→ **TASK REQUIREMENTS**:
No pictures go into the copy. Write out exactly the lines below from the one containing "Convert this chart" through the one containing "plt.rcParams['text.color'] = 'black'".

→ **DATA RECORDS**:
....

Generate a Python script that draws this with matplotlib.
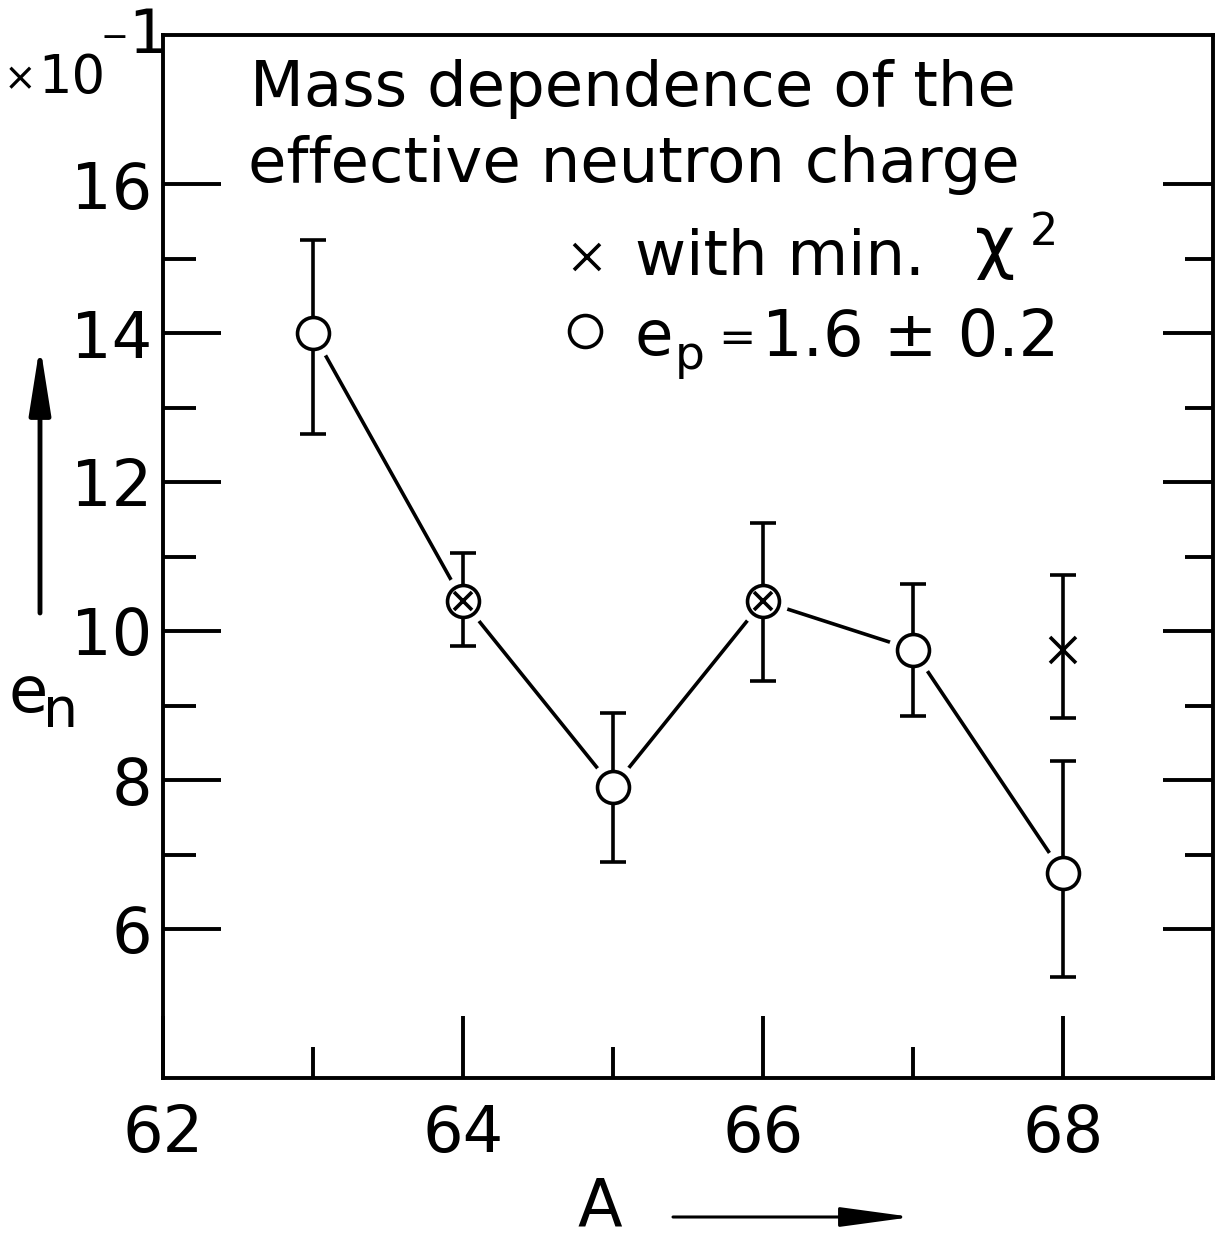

....

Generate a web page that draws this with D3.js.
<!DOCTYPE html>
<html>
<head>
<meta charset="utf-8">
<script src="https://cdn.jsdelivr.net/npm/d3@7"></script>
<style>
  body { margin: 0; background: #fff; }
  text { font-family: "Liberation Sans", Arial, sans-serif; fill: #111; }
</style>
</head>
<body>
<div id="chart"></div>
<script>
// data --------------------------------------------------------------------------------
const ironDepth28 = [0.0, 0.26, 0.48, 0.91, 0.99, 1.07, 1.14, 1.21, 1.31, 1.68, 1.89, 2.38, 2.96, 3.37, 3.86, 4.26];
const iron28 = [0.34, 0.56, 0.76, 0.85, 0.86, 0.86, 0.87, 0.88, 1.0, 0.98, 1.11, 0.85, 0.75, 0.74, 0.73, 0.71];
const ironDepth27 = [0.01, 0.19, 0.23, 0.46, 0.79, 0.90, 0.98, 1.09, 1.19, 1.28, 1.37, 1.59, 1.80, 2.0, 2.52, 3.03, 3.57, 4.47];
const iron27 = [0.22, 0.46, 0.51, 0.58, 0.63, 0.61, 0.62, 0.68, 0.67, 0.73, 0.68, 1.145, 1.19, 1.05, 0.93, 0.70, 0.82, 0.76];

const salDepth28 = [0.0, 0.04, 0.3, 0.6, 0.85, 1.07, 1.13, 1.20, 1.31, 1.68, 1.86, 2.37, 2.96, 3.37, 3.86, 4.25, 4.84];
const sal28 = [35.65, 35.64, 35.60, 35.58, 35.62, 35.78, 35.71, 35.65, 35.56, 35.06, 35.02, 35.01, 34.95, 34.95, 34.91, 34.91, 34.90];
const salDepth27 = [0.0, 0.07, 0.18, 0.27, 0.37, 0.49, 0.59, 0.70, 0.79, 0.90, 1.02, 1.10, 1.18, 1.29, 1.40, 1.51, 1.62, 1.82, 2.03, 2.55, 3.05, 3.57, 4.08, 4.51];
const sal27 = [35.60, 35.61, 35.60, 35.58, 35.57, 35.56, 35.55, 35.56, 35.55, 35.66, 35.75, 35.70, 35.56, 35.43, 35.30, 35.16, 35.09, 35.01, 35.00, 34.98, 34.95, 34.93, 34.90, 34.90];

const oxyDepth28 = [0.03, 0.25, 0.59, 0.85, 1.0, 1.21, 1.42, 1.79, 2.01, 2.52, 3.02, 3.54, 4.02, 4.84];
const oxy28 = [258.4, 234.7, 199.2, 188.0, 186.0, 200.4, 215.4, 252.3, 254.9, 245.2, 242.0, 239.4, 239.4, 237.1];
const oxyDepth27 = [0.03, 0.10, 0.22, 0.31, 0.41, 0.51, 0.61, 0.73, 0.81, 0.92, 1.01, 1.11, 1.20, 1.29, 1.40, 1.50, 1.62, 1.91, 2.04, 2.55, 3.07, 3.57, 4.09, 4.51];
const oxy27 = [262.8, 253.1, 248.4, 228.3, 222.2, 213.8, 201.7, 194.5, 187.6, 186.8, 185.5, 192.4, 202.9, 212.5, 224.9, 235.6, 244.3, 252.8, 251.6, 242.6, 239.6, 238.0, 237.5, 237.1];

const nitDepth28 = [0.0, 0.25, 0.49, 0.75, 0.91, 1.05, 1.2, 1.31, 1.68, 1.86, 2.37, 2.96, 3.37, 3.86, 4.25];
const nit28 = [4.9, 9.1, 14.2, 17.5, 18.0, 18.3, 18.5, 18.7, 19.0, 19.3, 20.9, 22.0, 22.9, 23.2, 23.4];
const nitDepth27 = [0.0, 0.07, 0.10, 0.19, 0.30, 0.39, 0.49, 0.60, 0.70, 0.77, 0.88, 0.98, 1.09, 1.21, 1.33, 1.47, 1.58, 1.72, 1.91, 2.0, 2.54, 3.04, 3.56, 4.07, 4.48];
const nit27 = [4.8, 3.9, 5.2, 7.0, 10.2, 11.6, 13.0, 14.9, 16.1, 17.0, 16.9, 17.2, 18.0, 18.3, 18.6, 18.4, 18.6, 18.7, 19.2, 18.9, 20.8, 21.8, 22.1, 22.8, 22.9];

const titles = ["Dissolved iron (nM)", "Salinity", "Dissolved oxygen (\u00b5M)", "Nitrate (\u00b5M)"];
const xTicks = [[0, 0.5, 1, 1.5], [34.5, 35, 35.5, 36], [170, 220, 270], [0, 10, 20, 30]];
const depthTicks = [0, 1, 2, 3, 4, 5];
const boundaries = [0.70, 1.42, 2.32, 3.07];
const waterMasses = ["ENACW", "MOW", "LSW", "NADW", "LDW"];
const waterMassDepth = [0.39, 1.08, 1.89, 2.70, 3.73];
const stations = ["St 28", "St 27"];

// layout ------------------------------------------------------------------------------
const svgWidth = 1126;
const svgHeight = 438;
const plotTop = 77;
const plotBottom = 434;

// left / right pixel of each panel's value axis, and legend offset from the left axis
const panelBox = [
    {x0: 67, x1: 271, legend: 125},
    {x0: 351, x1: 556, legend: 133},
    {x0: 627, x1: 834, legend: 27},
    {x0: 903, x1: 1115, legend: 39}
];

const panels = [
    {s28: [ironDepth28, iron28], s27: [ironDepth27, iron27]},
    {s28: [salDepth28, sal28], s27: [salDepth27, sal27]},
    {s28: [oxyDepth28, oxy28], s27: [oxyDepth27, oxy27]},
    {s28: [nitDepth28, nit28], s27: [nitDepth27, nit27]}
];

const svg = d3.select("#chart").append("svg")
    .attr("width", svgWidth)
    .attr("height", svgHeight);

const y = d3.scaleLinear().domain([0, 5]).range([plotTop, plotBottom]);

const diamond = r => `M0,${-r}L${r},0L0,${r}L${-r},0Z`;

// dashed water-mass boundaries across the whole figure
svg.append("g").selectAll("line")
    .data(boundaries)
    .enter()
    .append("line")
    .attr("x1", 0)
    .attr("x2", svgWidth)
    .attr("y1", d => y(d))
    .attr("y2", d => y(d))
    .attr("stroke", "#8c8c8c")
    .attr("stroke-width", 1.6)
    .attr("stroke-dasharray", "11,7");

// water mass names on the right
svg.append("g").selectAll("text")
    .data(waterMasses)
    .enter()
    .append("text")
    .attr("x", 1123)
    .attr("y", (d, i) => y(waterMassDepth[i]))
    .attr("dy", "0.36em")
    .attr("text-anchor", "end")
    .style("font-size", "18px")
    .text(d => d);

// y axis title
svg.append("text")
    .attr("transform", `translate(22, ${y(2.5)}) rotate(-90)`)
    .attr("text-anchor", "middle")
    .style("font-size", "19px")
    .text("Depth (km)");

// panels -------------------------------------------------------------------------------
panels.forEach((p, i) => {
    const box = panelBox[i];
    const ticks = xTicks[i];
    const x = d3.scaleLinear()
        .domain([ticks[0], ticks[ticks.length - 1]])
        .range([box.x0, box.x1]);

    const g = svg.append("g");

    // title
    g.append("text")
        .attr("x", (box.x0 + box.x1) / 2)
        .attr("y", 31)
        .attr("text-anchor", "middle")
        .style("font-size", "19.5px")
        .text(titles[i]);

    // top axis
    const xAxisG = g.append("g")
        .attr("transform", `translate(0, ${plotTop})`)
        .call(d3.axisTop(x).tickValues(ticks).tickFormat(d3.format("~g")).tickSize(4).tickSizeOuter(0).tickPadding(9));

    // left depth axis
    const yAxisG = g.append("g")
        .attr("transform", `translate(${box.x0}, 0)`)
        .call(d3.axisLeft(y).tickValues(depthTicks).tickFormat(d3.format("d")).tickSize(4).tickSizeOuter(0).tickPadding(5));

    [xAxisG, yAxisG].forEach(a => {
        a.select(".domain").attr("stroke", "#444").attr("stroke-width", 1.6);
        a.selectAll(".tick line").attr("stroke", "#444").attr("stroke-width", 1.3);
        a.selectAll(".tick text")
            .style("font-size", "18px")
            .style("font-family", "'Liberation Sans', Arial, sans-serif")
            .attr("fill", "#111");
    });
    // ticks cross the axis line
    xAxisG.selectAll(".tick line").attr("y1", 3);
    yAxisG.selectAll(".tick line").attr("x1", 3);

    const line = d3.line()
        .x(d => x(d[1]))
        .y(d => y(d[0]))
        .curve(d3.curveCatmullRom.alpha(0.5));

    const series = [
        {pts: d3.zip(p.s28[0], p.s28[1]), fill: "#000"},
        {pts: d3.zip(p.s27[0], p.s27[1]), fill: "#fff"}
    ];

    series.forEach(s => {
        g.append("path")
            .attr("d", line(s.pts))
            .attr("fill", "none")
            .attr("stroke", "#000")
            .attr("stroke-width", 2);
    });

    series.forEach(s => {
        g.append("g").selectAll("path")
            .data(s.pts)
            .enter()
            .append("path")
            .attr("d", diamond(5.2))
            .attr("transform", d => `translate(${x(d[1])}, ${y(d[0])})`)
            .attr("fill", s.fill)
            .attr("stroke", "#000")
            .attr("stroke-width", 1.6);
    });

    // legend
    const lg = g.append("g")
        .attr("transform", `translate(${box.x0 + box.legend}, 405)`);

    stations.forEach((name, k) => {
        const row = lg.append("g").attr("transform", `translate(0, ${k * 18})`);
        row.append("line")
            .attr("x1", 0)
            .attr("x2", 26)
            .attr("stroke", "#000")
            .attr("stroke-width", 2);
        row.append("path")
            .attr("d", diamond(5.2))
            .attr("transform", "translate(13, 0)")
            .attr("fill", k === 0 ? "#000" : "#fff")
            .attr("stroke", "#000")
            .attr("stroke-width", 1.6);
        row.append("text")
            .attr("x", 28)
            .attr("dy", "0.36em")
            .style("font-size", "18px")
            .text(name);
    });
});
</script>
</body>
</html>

....

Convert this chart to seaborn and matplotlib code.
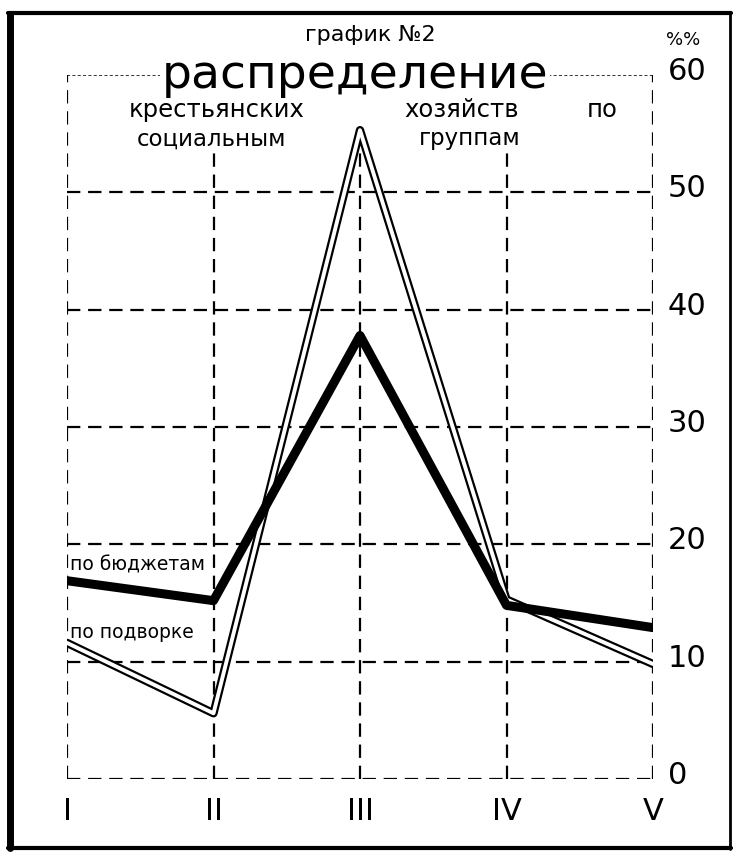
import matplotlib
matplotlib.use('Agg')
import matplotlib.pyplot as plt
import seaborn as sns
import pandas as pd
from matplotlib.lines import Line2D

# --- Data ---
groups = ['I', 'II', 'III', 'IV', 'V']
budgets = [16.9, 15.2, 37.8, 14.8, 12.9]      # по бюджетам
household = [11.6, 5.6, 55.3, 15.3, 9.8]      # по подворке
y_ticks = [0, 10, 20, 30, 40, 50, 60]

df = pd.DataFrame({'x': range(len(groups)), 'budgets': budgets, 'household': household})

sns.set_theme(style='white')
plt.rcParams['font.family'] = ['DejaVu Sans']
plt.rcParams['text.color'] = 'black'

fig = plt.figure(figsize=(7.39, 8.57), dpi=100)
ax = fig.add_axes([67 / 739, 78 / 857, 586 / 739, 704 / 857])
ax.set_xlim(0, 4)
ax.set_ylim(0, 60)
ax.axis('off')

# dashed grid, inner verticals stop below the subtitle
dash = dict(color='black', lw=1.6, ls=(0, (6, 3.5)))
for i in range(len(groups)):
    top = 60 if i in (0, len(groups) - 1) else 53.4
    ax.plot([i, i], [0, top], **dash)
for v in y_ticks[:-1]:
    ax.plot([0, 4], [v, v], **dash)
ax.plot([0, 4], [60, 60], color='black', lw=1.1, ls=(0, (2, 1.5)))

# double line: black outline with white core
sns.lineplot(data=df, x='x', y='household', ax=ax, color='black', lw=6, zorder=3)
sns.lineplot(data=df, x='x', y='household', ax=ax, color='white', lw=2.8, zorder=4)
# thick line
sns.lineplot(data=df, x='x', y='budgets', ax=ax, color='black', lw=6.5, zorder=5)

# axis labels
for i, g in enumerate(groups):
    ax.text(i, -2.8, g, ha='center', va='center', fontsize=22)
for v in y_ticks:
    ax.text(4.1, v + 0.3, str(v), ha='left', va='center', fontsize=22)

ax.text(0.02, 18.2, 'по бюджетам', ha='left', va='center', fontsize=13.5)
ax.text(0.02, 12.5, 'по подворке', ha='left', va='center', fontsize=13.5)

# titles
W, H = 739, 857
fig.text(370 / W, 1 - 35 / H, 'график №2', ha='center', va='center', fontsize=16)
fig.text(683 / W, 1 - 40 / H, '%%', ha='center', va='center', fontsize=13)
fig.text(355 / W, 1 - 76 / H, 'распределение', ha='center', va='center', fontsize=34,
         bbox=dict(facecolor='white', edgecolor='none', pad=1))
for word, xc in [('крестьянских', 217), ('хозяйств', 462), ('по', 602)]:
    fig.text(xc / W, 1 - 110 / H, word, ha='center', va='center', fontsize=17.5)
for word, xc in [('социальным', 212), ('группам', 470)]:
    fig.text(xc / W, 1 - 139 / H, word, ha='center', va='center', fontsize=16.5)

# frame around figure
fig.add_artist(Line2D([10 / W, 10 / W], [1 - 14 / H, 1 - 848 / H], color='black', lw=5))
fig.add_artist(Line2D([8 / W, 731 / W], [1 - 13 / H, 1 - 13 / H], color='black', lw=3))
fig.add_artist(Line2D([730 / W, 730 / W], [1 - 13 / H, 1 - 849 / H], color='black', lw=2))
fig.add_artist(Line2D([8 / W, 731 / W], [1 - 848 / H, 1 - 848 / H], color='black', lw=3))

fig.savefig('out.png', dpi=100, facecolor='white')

....

→ **SOLVED EXERCISE**:
Convert this chart to seaborn and matplotlib code.
import matplotlib
matplotlib.use('Agg')
import matplotlib.pyplot as plt
import seaborn as sns
import pandas as pd
from matplotlib.lines import Line2D

# --- Data ---
groups = ['I', 'II', 'III', 'IV', 'V']
budgets = [16.9, 15.2, 37.8, 14.8, 12.9]      # по бюджетам
household = [11.6, 5.6, 55.3, 15.3, 9.8]      # по подворке
y_ticks = [0, 10, 20, 30, 40, 50, 60]

df = pd.DataFrame({'x': range(len(groups)), 'budgets': budgets, 'household': household})

sns.set_theme(style='white')
plt.rcParams['font.family'] = ['DejaVu Sans']
plt.rcParams['text.color'] = 'black'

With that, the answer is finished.